## Source material
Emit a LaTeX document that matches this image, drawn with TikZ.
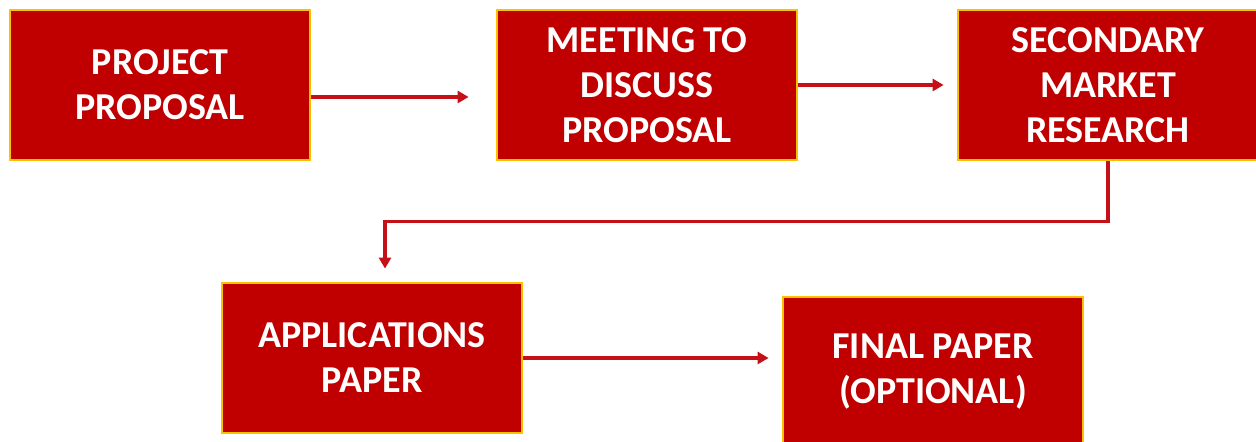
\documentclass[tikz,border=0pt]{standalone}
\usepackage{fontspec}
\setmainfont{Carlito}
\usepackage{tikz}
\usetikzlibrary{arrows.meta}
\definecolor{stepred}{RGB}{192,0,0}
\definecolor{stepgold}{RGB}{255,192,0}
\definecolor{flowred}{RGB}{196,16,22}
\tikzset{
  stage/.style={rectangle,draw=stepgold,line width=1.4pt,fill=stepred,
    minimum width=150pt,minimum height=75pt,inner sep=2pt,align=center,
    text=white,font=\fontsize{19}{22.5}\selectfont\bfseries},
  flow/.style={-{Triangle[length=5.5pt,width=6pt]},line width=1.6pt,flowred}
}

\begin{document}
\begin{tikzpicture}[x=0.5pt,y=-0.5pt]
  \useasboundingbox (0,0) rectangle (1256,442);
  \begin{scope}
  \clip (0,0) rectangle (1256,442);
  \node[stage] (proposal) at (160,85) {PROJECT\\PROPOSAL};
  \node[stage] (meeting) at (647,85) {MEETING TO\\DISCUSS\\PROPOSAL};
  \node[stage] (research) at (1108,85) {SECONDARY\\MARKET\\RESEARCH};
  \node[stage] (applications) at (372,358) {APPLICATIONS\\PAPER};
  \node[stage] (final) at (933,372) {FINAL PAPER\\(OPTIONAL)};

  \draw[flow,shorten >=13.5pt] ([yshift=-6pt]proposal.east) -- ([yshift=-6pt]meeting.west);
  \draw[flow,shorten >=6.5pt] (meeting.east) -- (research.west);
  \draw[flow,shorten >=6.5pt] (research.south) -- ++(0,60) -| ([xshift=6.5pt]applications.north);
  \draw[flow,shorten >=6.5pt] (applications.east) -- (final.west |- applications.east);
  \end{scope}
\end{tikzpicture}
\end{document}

## Instructions to follow
From the material above, copy everything exactly but the pictures.

## Solution for this task
Emit a LaTeX document that matches this image, drawn with TikZ.
\documentclass[tikz,border=0pt]{standalone}
\usepackage{fontspec}
\setmainfont{Carlito}
\usepackage{tikz}
\usetikzlibrary{arrows.meta}
\definecolor{stepred}{RGB}{192,0,0}
\definecolor{stepgold}{RGB}{255,192,0}
\definecolor{flowred}{RGB}{196,16,22}
\tikzset{
  stage/.style={rectangle,draw=stepgold,line width=1.4pt,fill=stepred,
    minimum width=150pt,minimum height=75pt,inner sep=2pt,align=center,
    text=white,font=\fontsize{19}{22.5}\selectfont\bfseries},
  flow/.style={-{Triangle[length=5.5pt,width=6pt]},line width=1.6pt,flowred}
}

\begin{document}
\begin{tikzpicture}[x=0.5pt,y=-0.5pt]
  \useasboundingbox (0,0) rectangle (1256,442);
  \begin{scope}
  \clip (0,0) rectangle (1256,442);
  \node[stage] (proposal) at (160,85) {PROJECT\\PROPOSAL};
  \node[stage] (meeting) at (647,85) {MEETING TO\\DISCUSS\\PROPOSAL};
  \node[stage] (research) at (1108,85) {SECONDARY\\MARKET\\RESEARCH};
  \node[stage] (applications) at (372,358) {APPLICATIONS\\PAPER};
  \node[stage] (final) at (933,372) {FINAL PAPER\\(OPTIONAL)};

  \draw[flow,shorten >=13.5pt] ([yshift=-6pt]proposal.east) -- ([yshift=-6pt]meeting.west);
  \draw[flow,shorten >=6.5pt] (meeting.east) -- (research.west);
  \draw[flow,shorten >=6.5pt] (research.south) -- ++(0,60) -| ([xshift=6.5pt]applications.north);
  \draw[flow,shorten >=6.5pt] (applications.east) -- (final.west |- applications.east);
  \end{scope}
\end{tikzpicture}
\end{document}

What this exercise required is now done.